Hertford College (in its various guises) is believed to have existed on what is now Catte Street since 1282, making it one of the oldest educational institutions in Oxford. Repeatedly remodeled and restyled over seven centuries, the site today offers an interesting juxtaposition of architectural features and styles. Most famously, the nineteenth-century redevelopments and additions by the architect Thomas Jackson have given the college its eccentric, quirky appearance: in deliberate contrast to the majority of Oxford colleges, the three quadrangles are markedly less formal and homogenous.

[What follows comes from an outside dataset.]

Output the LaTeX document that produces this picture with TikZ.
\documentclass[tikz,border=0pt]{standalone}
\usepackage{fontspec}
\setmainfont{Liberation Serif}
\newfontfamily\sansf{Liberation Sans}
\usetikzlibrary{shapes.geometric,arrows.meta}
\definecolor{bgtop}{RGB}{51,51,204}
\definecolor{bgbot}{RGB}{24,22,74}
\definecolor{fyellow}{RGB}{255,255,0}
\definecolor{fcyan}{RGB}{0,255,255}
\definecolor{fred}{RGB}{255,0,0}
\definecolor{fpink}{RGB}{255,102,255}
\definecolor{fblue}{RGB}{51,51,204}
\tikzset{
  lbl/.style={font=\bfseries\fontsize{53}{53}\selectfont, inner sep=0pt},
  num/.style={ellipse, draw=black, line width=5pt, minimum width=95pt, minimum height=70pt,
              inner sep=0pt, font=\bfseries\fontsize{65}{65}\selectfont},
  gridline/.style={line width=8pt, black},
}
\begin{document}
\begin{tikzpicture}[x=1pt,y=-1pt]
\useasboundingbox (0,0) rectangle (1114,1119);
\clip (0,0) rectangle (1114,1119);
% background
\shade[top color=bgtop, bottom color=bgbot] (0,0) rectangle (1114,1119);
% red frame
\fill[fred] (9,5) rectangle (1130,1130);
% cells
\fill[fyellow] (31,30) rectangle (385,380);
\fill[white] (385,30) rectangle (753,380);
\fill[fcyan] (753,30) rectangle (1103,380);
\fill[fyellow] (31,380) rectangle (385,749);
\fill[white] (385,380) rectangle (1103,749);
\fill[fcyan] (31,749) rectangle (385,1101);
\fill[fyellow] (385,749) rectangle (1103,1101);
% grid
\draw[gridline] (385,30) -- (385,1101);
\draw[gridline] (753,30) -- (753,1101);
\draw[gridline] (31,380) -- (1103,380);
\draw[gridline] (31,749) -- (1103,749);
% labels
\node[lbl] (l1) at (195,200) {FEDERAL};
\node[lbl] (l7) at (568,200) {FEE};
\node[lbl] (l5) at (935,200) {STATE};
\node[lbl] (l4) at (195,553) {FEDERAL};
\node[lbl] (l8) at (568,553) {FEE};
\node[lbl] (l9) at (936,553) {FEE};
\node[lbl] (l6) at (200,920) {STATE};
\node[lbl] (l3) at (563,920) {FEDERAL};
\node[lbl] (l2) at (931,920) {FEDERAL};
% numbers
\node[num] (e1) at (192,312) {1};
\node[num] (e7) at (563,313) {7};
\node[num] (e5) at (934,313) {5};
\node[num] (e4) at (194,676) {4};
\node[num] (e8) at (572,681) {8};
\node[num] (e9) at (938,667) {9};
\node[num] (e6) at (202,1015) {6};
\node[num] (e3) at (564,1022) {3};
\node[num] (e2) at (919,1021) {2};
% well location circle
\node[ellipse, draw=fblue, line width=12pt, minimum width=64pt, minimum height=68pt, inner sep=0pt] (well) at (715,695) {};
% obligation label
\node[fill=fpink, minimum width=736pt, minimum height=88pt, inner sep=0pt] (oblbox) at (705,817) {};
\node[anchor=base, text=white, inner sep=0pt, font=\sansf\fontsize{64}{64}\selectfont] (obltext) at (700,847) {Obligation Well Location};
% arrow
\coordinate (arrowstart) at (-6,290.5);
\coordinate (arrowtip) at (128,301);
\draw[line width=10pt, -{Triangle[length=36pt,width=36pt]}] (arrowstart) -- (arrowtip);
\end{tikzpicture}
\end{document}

The main college site on Catte Street comprises three distinct areas:
Old Buildings Quadrangle, known as 'OB Quad', is the oldest part of the site, and comprises an assortment of architectural features ranging from medieval to nineteenth-century gothic revival. In it you will find the Lodge, Hall, Old Hall, Chapel, Library, Senior Common Room, Bursary, College Office, Development Office, International Programmes Office, IT Office, the Boyd Room, the Ferrar Room, the Gilbert Library, the Henry Wilkinson Room, the Old Lodge, the Swift Room, the Vaughn Williams Room, the Van Noorden Room, and the Principal's Lodgings, as well as tutors' rooms, administrative offices and student bedrooms.
New Buildings Quadrangle, known as 'NB Quad', dates to the late nineteenth and early twentieth century, and is connected to OB Quad by the College Bridge which spans New College Lane. In it you will find the Surgery, Middle Common Room, the College Bar, the College Gymnasium, the Laundry, the Maintenance Workshop, in addition to tutors' rooms, administrative offices and student bedrooms.
Holywell Quadrangle is the most recent addition to the college site, constructed in the latter half of the twentieth century. In it you will find the Baring Room and the Junior Common Room, as well as a large number of student bedrooms.